A recent case illustrates the need to settle relationship property matters sooner rather than later when parties go their separate ways.

The parties had separated in 2004.The husband moved out while the wife continued living in the former family home.

At the time of separation, the relationship property assets to be divided included the family home worth approximately $1.55 million and four businesses worth over $1.7 million.

The Family Court valued relationship property from the date of the separation. The wife was to take the home, and the husband was to take the businesses, and they were to pay adjustments to one another accordingly.

After appeal to the High Court, it was held that the correct valuation date was the date of the hearing in 2012.

From the date of separation until the date of the hearing the businesses had sustained losses and their value had fallen to $973,000.

Ultimately the wife received significantly less with the new valuation date as she had to share those losses. She also lost the benefit of the increased value on the family home which also became relationship property.

This decision was appealed to the Court of Appeal.

The Court of Appeal confirmed that the High Court correctly determined the valuation date as the date of the hearing. It commented that the basic premise for the Court was that the couple ought to share in the products of the relationship. The increased value on the family home was not due to the wife’s actions, but was a result of a rising property market. Meanwhile, the husband had not deliberately run down the value of his businesses.

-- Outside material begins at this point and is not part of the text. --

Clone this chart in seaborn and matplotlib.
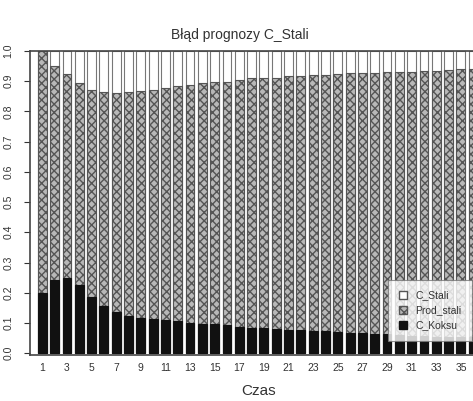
import matplotlib
matplotlib.use("Agg")
import matplotlib.pyplot as plt
import matplotlib.patches as mpatches
import pandas as pd
import seaborn as sns

# values (share of each component, 36 time steps)
czas = [str(i) for i in range(1, 37)]
c_koksu = [0.200, 0.243, 0.250, 0.227, 0.185, 0.155, 0.135, 0.123, 0.118, 0.113,
           0.109, 0.106, 0.100, 0.098, 0.095, 0.092, 0.087, 0.084, 0.083, 0.081,
           0.078, 0.077, 0.075, 0.073, 0.070, 0.068, 0.066, 0.064, 0.062, 0.060,
           0.058, 0.057, 0.055, 0.054, 0.053, 0.052]
prod_stali = [0.800, 0.706, 0.673, 0.668, 0.687, 0.710, 0.726, 0.742, 0.750, 0.759,
              0.770, 0.777, 0.789, 0.796, 0.801, 0.807, 0.817, 0.825, 0.829, 0.831,
              0.838, 0.840, 0.845, 0.849, 0.853, 0.858, 0.861, 0.864, 0.867, 0.870,
              0.874, 0.877, 0.880, 0.883, 0.886, 0.888]
c_stali = [0.000, 0.051, 0.077, 0.105, 0.128, 0.135, 0.139, 0.135, 0.132, 0.128,
           0.121, 0.117, 0.111, 0.106, 0.104, 0.101, 0.096, 0.091, 0.088, 0.088,
           0.084, 0.083, 0.080, 0.078, 0.077, 0.074, 0.073, 0.072, 0.071, 0.070,
           0.068, 0.066, 0.065, 0.063, 0.061, 0.060]
labels = ["C_Stali", "Prod_stali", "C_Koksu"]

df = pd.DataFrame({"czas": czas, "C_Koksu": c_koksu,
                   "Prod_stali": prod_stali, "C_Stali": c_stali})
df["mid"] = df["C_Koksu"] + df["Prod_stali"]
df["top"] = df["mid"] + df["C_Stali"]

sns.set_style("white")
plt.rcParams["font.family"] = ["Liberation Sans", "DejaVu Sans"]
TXT = "#333333"
EDGE = "#555555"
HATCH_FC = "#b8b8b8"

fig = plt.figure(figsize=(4.73, 4.01), dpi=100)
ax = fig.add_axes([30 / 473, 1 - 355 / 401, 458 / 473, 304 / 401])

bw = 0.72
sns.barplot(data=df, x="czas", y="top", order=czas, color="white",
            edgecolor="#777777", linewidth=0.8, width=bw, saturation=1, ax=ax)
sns.barplot(data=df, x="czas", y="mid", order=czas, color=HATCH_FC,
            edgecolor=EDGE, linewidth=0.8, width=bw, saturation=1,
            hatch="xxxx", ax=ax)
sns.barplot(data=df, x="czas", y="C_Koksu", order=czas, color="#111111",
            edgecolor="#111111", linewidth=0.8, width=bw, saturation=1, ax=ax)

ax.set_xlim(-1.0, 36.2)
ax.set_ylim(-0.006, 1.0)
ax.set_xticks(range(0, 36, 2))
ax.set_xticklabels(czas[::2], fontsize=7.5, color=TXT)
ax.set_yticks([i / 10 for i in range(11)])
ax.set_yticklabels([f"{i / 10:.1f}" for i in range(11)], rotation=90,
                   va="center", fontsize=7.5, color=TXT)
ax.tick_params(axis="x", length=0, pad=6)
ax.tick_params(axis="y", length=4, width=0.8, color=TXT, pad=8, left=True)
ax.set_xlabel("Czas", fontsize=11, color=TXT, labelpad=8)
ax.set_ylabel("")
for side in ["left", "top", "bottom"]:
    ax.spines[side].set_color("#444444")
    ax.spines[side].set_linewidth(1.2)
ax.spines["right"].set_visible(False)

fig.text(240 / 473, 1 - 35 / 401, "Błąd prognozy C_Stali", ha="center",
         va="center", fontsize=10, color=TXT)

handles = [
    mpatches.Patch(facecolor="white", edgecolor=EDGE, label=labels[0]),
    mpatches.Patch(facecolor=HATCH_FC, edgecolor=EDGE, hatch="xxxx", label=labels[1]),
    mpatches.Patch(facecolor="#111111", edgecolor="#111111", label=labels[2]),
]
leg = ax.legend(handles=handles, loc="lower right",
                bbox_to_anchor=(472 / 473, 1 - 341 / 401),
                bbox_transform=fig.transFigure, fontsize=7.5, frameon=True,
                fancybox=False, handlelength=0.8, handleheight=0.8,
                handletextpad=0.8, labelspacing=0.5, borderpad=1.0,
                borderaxespad=0, labelcolor=TXT)
leg.get_frame().set_edgecolor("#777777")
leg.get_frame().set_linewidth(0.8)

fig.savefig("out.png", dpi=100)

The wife appealed again to the Supreme Court, on the basis that the approach taken was too commercial and not consistent with relationship property laws.

The Supreme Court confirmed that the value of the couples’ relationship property was to be determined at the date of the Court hearing rather than the date of the separation. The hearing date was the default valuation date, and no special circumstances justified an earlier valuation date.

The expense of litigation could have been avoided for both parties, had they resolved relationship property issues soon after separation.

It is not unusual where couples have put off formally dissolving their marriage to find relationship property matters being sorted out 5 or even 10 years down the track. In those circumstances, the date at which the relationship property is valued can have significant consequences for one or both of the parties.